Dataset items:
○ ○ ○ ○

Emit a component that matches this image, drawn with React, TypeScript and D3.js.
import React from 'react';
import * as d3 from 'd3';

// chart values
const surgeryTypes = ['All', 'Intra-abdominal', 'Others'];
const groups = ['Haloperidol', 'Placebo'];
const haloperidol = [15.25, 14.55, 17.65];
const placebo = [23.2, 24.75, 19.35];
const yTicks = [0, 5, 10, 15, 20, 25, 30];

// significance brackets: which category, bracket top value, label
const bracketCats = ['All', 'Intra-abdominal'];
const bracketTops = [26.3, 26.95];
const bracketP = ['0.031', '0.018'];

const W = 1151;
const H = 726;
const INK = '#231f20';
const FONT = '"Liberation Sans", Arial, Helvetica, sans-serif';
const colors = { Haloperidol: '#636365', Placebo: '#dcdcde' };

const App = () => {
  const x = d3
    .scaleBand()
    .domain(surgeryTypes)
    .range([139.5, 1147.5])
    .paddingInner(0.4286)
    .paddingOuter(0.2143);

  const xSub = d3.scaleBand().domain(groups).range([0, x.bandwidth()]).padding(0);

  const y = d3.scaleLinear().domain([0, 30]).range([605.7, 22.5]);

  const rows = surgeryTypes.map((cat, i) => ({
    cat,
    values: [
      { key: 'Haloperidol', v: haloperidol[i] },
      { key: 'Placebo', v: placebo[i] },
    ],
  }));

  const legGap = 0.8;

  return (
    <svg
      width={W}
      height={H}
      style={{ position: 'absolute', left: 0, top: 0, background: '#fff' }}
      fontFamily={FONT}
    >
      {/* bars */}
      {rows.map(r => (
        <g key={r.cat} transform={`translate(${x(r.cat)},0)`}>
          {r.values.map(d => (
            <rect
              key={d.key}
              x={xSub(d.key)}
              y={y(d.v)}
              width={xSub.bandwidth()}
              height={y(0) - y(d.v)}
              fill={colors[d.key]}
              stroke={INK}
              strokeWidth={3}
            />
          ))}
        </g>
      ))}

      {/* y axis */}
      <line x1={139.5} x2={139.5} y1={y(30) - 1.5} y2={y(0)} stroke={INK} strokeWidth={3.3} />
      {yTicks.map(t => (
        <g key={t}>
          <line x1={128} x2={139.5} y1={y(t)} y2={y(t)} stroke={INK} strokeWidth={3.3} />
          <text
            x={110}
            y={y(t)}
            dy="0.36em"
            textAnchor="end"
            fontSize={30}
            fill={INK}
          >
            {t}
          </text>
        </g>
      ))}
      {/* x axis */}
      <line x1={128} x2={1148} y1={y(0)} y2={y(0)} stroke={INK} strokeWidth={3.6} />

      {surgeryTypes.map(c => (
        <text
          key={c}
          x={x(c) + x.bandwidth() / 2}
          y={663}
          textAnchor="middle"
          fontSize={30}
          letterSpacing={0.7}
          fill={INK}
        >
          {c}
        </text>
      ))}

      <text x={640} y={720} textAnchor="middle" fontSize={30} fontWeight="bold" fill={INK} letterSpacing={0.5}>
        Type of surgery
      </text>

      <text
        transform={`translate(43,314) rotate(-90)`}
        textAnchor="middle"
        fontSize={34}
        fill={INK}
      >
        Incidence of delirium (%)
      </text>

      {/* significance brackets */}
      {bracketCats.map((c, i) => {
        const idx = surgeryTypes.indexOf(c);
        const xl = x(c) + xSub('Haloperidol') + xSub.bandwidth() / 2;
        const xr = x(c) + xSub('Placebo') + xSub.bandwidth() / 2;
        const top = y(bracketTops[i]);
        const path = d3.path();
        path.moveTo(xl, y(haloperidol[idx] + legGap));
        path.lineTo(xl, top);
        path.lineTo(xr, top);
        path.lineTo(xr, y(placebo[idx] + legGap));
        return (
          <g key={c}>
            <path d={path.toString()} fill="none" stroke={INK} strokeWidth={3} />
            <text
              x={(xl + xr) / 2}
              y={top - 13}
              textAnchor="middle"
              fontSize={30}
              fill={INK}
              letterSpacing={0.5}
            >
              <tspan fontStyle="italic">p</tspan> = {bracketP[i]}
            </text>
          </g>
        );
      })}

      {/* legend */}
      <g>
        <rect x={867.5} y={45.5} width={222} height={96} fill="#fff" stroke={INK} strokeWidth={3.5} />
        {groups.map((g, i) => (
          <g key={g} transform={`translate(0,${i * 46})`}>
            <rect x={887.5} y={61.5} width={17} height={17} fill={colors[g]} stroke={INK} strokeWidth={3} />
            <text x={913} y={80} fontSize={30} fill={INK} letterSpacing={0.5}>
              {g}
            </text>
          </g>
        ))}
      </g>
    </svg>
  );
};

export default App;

○ ○ ○ ○

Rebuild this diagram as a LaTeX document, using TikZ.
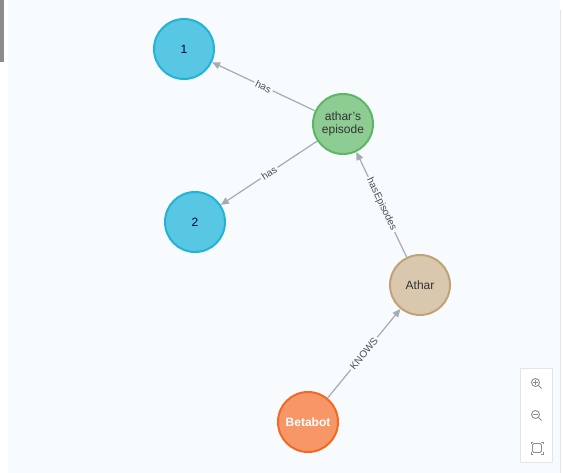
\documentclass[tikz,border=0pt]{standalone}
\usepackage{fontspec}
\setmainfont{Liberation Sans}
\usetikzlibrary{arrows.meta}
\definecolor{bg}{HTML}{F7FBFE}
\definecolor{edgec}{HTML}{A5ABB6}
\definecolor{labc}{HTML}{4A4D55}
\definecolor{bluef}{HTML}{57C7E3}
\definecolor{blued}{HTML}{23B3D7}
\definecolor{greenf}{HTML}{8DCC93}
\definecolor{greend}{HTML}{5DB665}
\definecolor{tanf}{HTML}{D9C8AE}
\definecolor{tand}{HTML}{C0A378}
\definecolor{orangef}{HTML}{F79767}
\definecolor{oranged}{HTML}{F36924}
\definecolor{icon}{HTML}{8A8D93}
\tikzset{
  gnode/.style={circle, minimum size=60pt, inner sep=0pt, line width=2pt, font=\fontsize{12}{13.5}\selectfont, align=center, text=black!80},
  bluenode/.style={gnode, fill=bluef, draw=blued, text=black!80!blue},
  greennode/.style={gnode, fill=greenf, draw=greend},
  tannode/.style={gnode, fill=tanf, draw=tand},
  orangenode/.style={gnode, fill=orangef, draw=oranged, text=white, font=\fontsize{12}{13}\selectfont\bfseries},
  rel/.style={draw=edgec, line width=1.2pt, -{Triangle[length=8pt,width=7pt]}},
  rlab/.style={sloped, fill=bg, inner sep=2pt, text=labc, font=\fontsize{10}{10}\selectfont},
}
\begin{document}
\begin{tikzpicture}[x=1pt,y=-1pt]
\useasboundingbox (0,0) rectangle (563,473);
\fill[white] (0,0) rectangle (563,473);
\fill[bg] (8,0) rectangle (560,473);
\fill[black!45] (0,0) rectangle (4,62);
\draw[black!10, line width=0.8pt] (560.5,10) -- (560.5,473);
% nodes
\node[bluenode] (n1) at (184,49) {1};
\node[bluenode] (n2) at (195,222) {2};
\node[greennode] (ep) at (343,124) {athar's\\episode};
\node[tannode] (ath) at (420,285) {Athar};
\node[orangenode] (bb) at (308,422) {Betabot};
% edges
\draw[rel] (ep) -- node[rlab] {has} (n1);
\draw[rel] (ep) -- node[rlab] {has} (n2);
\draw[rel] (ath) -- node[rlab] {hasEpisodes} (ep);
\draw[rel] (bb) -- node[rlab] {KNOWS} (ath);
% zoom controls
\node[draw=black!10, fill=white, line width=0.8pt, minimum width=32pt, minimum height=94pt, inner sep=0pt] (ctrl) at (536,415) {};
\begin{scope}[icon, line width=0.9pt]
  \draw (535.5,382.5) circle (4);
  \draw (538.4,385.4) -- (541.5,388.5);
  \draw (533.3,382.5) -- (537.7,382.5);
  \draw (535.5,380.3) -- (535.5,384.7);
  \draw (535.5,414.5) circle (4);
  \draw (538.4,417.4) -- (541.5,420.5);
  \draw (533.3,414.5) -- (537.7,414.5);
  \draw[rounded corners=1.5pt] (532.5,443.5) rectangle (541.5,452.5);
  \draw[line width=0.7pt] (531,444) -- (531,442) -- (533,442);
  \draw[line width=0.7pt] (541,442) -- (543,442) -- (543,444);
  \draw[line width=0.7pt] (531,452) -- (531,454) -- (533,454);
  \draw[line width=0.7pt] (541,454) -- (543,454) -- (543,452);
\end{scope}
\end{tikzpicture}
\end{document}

○ ○ ○ ○

(Aim) Copy out every line of the data that includes the word "this".

(Written answer)
Emit a component that matches this image, drawn with React, TypeScript and D3.js.
Rebuild this diagram as a LaTeX document, using TikZ.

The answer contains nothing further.